What are the alternatives?
The SU has given three suggestions as to how The Beaver can solve its funding problem. However, they are all inadequate and impractical.
We have heard the first suggestion too many times: ‘Just run ads.’ Unfortunately, it is not as simple as that. Running ads is not a small feat and it does not happen overnight. Under the old bye-laws, the SU was responsible for selling advertising, not editors. This not only reflects the time constraints faced by editors but also the challenge of the task. If the Union is serious about these proposals, then it needs to significantly invest in The Beaver over a period of years to even think about advertising as a viable option for financial independence. Otherwise, it would be throwing its newspaper in at the deep end with no chance of survival.
Second is the idea of charging membership fees or charging for readership. Charging members would mean students have to pay to make their voices heard. Charging readers would mean students have to pay to remain well informed. These would not only introduce an unacceptable barrier to engagement but also mean the SU was abdicating its moral responsibility to ensure students have access to free and independent information about the Union.
Third is for us to apply to the Students’ Union Fund (SUF), a fund which gives a maximum of £5000 to each society. Putting aside the fact that even if we received the maximum amount of funding from SUF there would only be enough money to publish 5 issues a year, we would be forced to reapply every year.
We have been assured by the Sabbatical Officers, especially General Secretary Tilly Mason, that they will not let The Beaver die. We appreciate their support; however, it is unfortunately not enough for only this year’s sabbatical team to commit to funding us (which, to be clear, we haven’t explicitly heard from the sabbs). On its current course, The Beaver would have to continuously lobby successive sabbatical officers for essential funding, leaving its future precarious. That needs to change: The Beaver is a public service to students and union members.

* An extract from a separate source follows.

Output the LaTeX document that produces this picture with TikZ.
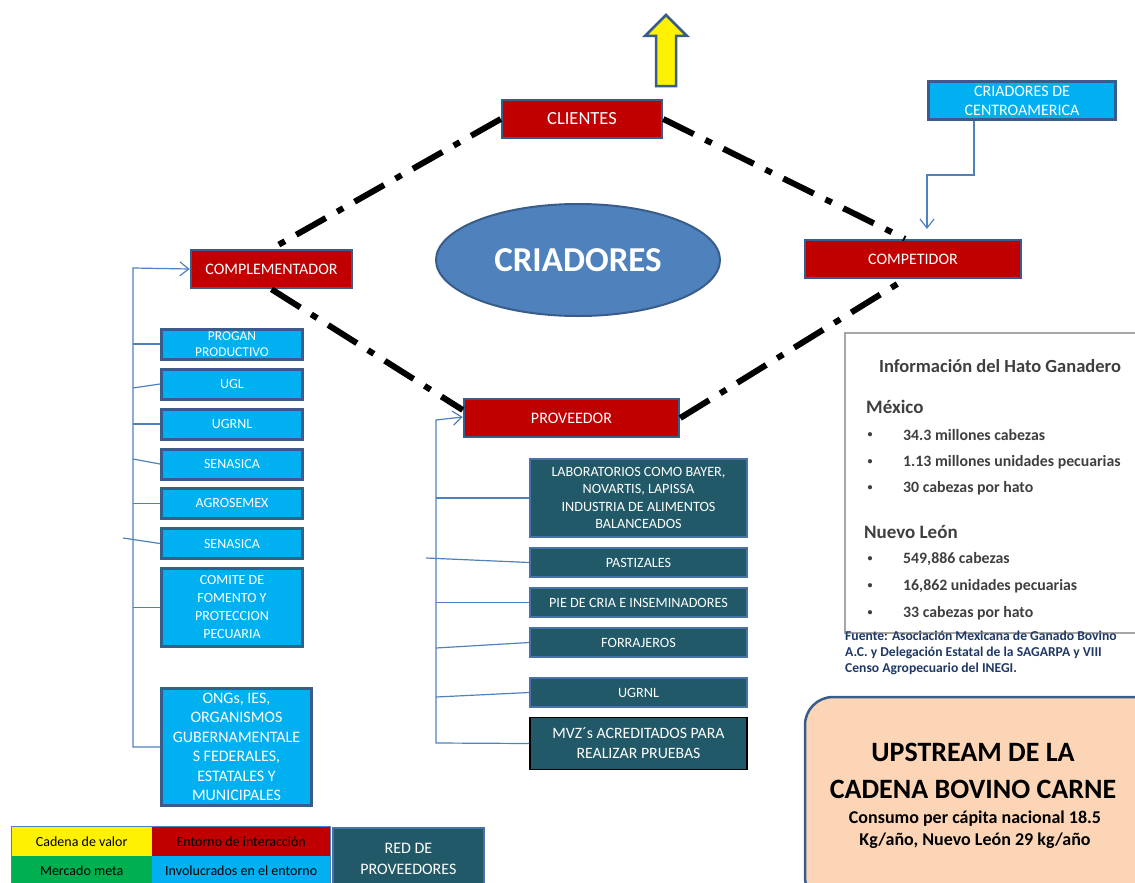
\documentclass[tikz,border=0pt]{standalone}
\usepackage{fontspec}
\setmainfont{Carlito}
\usetikzlibrary{arrows.meta,shapes.geometric,calc}
\definecolor{boxred}{HTML}{C00000}
\definecolor{cyanfill}{HTML}{00B0F0}
\definecolor{darkborder}{HTML}{385D8A}
\definecolor{tealfill}{HTML}{215968}
\definecolor{tealborder}{HTML}{4A72A8}
\definecolor{connblue}{HTML}{4F81BD}
\definecolor{ellfill}{HTML}{4F81BD}
\definecolor{peach}{HTML}{FBD5B5}
\definecolor{leggreen}{HTML}{00B050}
\definecolor{infotext}{HTML}{3F3F3F}
\definecolor{fuente}{HTML}{1F3864}
\tikzset{
  redbox/.style={draw=darkborder, line width=2.5pt, fill=boxred, text=white, inner sep=0pt, align=center, font=\fontsize{16}{19}\selectfont},
  cyanbox/.style={draw=darkborder, line width=3pt, fill=cyanfill, text=white, inner sep=0pt, align=center, minimum width=141pt, font=\fontsize{14}{18}\selectfont},
  tealbox/.style={draw=tealborder, line width=1.8pt, fill=tealfill, text=white, inner sep=0pt, align=center, minimum width=217pt, font=\fontsize{14.2}{17.5}\selectfont},
  dashdot/.style={line width=6pt, black, dash pattern=on 34pt off 13pt on 7pt off 13pt},
  conn/.style={connblue, line width=1.2pt},
  openarrow/.style={-{Straight Barb[length=9pt,width=14pt,line width=1.2pt]}},
  legcell/.style={inner sep=0pt, minimum width=141pt, minimum height=30pt, text=black, font=\fontsize{14}{16}\selectfont},
  infot/.style={anchor=west, inner sep=0pt, text=infotext, font=\bfseries\fontsize{15.8}{18}\selectfont},
  bul/.style={text=infotext, inner sep=0pt, font=\bfseries\fontsize{10}{12}\selectfont},
}
\begin{document}
\begin{tikzpicture}[x=1pt,y=-1pt]
\useasboundingbox (0,0) rectangle (1135,883);
\clip (0,0) rectangle (1135,883);

% yellow arrow
\draw[fill=yellow, draw=darkborder, line width=2.5pt, line join=miter]
  (656,86) -- (656,36) -- (645,36) -- (666,15) -- (687,36) -- (676,36) -- (676,86) -- cycle;

% main nodes
\node[redbox, minimum width=160pt, minimum height=38pt, font=\fontsize{18.5}{22}\selectfont] (clientes) at (582,119) {CLIENTES};
\node[redbox, minimum width=161pt, minimum height=38pt] (compl) at (271.5,269) {COMPLEMENTADOR};
\node[redbox, minimum width=216pt, minimum height=38pt] (compet) at (913,259) {COMPETIDOR};
\node[redbox, minimum width=215pt, minimum height=38pt] (prov) at (571.5,418) {PROVEEDOR};
\node[ellipse, draw=darkborder, line width=2pt, fill=ellfill, text=white, minimum width=284pt, minimum height=112pt, inner sep=0pt, font=\bfseries\fontsize{35}{40}\selectfont] (criadores) at (578,260) {CRIADORES};
\node[cyanbox, minimum width=187pt, minimum height=38pt, font=\fontsize{16}{19}\selectfont] (centro) at (1022,100.5) {CRIADORES DE\\CENTROAMERICA};

% dash-dot connectors
\draw[dashdot] (clientes.west) -- (compl.north);
\draw[dashdot] (clientes.east) -- ([xshift=-8pt]compet.north);
\draw[dashdot] (compl.south) -- ([yshift=8pt]prov.west);
\draw[dashdot] (prov.east) -- ([xshift=-8pt]compet.south);

% centroamerica connector
\draw[conn, openarrow] ([xshift=47pt]centro.south west) -- ++(0,54) -- ++(-47,0) -- ++(0,54);

% left column
\node[cyanbox, minimum height=30pt, font=\fontsize{13.5}{16}\selectfont] (progan) at (232,344) {PROGAN\\PRODUCTIVO};
\node[cyanbox, minimum height=30pt] (ugl) at (232,384) {UGL};
\node[cyanbox, minimum height=30pt] (ugrnl) at (232,424) {UGRNL};
\node[cyanbox, minimum height=30pt] (sena1) at (232,464) {SENASICA};
\node[cyanbox, minimum height=30pt] (agro) at (232,503.5) {AGROSEMEX};
\node[cyanbox, minimum height=30pt] (sena2) at (232,543.5) {SENASICA};
\node[cyanbox, minimum height=78pt, font=\fontsize{14}{18}\selectfont] (comite) at (232,607.5) {COMITE DE\\FOMENTO Y\\PROTECCION\\PECUARIA};
\node[cyanbox, minimum width=150pt, minimum height=117pt, font=\fontsize{16}{19.5}\selectfont] (ongs) at (236.5,747) {ONGs, IES,\\ORGANISMOS\\GUBERNAMENTALE\\S FEDERALES,\\ESTATALES Y\\MUNICIPALES};

\coordinate (lt) at (133,268);
\coordinate (lb) at (133,747);
\draw[conn, openarrow] (ongs.west) -- (lb) -- (lt) -- (compl.west);
\draw[conn] (lt |- progan.west) -- (progan.west);
\draw[conn] (133,388) -- (ugl.west);
\draw[conn] (lt |- ugrnl.west) -- (ugrnl.west);
\draw[conn] (133,459) -- (sena1.west);
\draw[conn] (lt |- agro.west) -- (agro.west);
\coordinate (loose1) at (123,538);
\draw[conn] (loose1) -- (sena2.west);
\draw[conn] (lt |- comite.west) -- (comite.west);

% right column (proveedores)
\node[tealbox, minimum height=78pt] (lab) at (638.5,498) {LABORATORIOS COMO BAYER,\\NOVARTIS, LAPISSA\\INDUSTRIA DE ALIMENTOS\\BALANCEADOS};
\node[tealbox, minimum height=29pt] (past) at (638.5,562.5) {PASTIZALES};
\node[tealbox, minimum height=29pt] (pie) at (638.5,602.5) {PIE DE CRIA E INSEMINADORES};
\node[tealbox, minimum height=29pt] (forr) at (638.5,642.5) {FORRAJEROS};
\node[tealbox, minimum height=29pt] (ugrnl2) at (638.5,692.5) {UGRNL};
\node[tealbox, draw=black, line width=1.2pt, minimum height=52pt, font=\fontsize{15.8}{20}\selectfont] (mvz) at (638.5,743.5) {MVZ´s ACREDITADOS PARA\\REALIZAR PRUEBAS};

\coordinate (rt) at (436,420);
\coordinate (rb) at (436,743);
\draw[conn, openarrow] (mvz.west) -- (rb) -- (rt) -- ([yshift=1pt]prov.west);
\draw[conn] (rt |- lab.west) -- (lab.west);
\coordinate (loose2) at (426,558);
\draw[conn] (loose2) -- (past.west);
\draw[conn] (rt |- pie.west) -- (pie.west);
\draw[conn] (436,648) -- (forr.west);
\draw[conn] (436,697) -- (ugrnl2.west);

% info box
\draw[gray!70, line width=1.5pt] (1145,333) -- (845,333) -- (845,633) -- (1145,633);
\node[text=infotext, inner sep=0pt, font=\bfseries\fontsize{18.5}{21}\selectfont] (infotitle) at (1000,366) {Información del Hato Ganadero};
\node[infot, font=\bfseries\fontsize{19}{21}\selectfont] (mex) at (866,407) {México};
\node[bul] (b1) at (870,435) {•};
\node[infot] (t1) at (903,435) {34.3 millones cabezas};
\node[bul] (b2) at (870,462) {•};
\node[infot] (t2) at (903,462) {1.13 millones unidades pecuarias};
\node[bul] (b3) at (870,488) {•};
\node[infot] (t3) at (903,488) {30 cabezas por hato};
\node[infot, font=\bfseries\fontsize{19}{21}\selectfont] (nl) at (864,532) {Nuevo León};
\node[bul] (b4) at (870,559) {•};
\node[infot] (t4) at (903,559) {549,886 cabezas};
\node[bul] (b5) at (870,586) {•};
\node[infot] (t5) at (903,586) {16,862 unidades pecuarias};
\node[bul] (b6) at (870,613) {•};
\node[infot] (t6) at (903,613) {33 cabezas por hato};
\node[anchor=north west, inner sep=0pt, text=fuente, align=left, font=\bfseries\fontsize{13.6}{16}\selectfont] (fuente) at (845,631) {Fuente: Asociación Mexicana de Ganado Bovino\\A.C. y Delegación Estatal de la SAGARPA y VIII\\Censo Agropecuario del INEGI.};

% upstream box
\draw[fill=peach, draw=darkborder, line width=2.5pt, rounded corners=28pt] (805,697) rectangle (1165,905);
\node[align=center, text=black, inner sep=0pt, font=\bfseries\fontsize{28}{37}\selectfont] (up1) at (973,771) {UPSTREAM DE LA\\CADENA BOVINO CARNE};
\node[align=center, text=black, inner sep=0pt, font=\bfseries\fontsize{18}{22}\selectfont] (up2) at (975,830) {Consumo per cápita nacional 18.5\\Kg/año, Nuevo León 29 kg/año};

% legend
\node[legcell, fill=yellow, anchor=north west] (l1) at (11,826) {Cadena de valor};
\node[legcell, fill=boxred, minimum width=178pt, anchor=north west] (l2) at (152,826) {Entorno de interacción};
\node[legcell, fill=leggreen, anchor=north west, minimum height=28pt] (l3) at (11,856) {Mercado meta};
\node[legcell, fill=cyanfill, minimum width=178pt, anchor=north west, minimum height=28pt] (l4) at (152,856) {Involucrados en el entorno};
\draw[connblue, line width=0.8pt] (11,826) rectangle (330,885);
\node[tealbox, minimum width=151pt, minimum height=62pt, anchor=north west, font=\fontsize{16}{21}\selectfont] (redprov) at (332,827) {RED DE\\PROVEEDORES};
\end{tikzpicture}
\end{document}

What is The Beaver proposing?
This is why we are proposing to bring about a more permanent solution: a change in the bye-laws.
Our proposal is to restore provisions which used to guarantee The Beaver a certain amount of funding per academic year. Currently, with our tri-weekly publishing schedule, we need guaranteed funding for eight issues, as well as money to maintain our website and other digital platforms.
In order to do this, we have called a Student Members Meeting with the support of over 600 students and alumni. There, we will introduce a motion which details our funding requirements. Students will vote on our proposals, and, hopefully, the future of The Beaver will be more secure.
To be clear, it is not legally possible for the bye-laws to force the SU to give funding to a cause, as budgeting decisions are exclusively the purview of the Trustees. However, our proposals will do the next best thing: force every successive administration to consider The Beaver’s funding and make the students’ support of The Beaver known. Democratic mandates are powerful; any decision that goes contrary to the student body’s wishes would be vigorously scrutinised and hard to justify.
To further this democratic mandate, we will also submit a policy proposal. This is a separate process from the Student Members Meeting as it will include a panel of students and is only valid for two years. Combined with the mandate we hope will come out of the Student Members Meeting, the trustees will face a stark choice: to fund The Beaver or go against the will of the student body.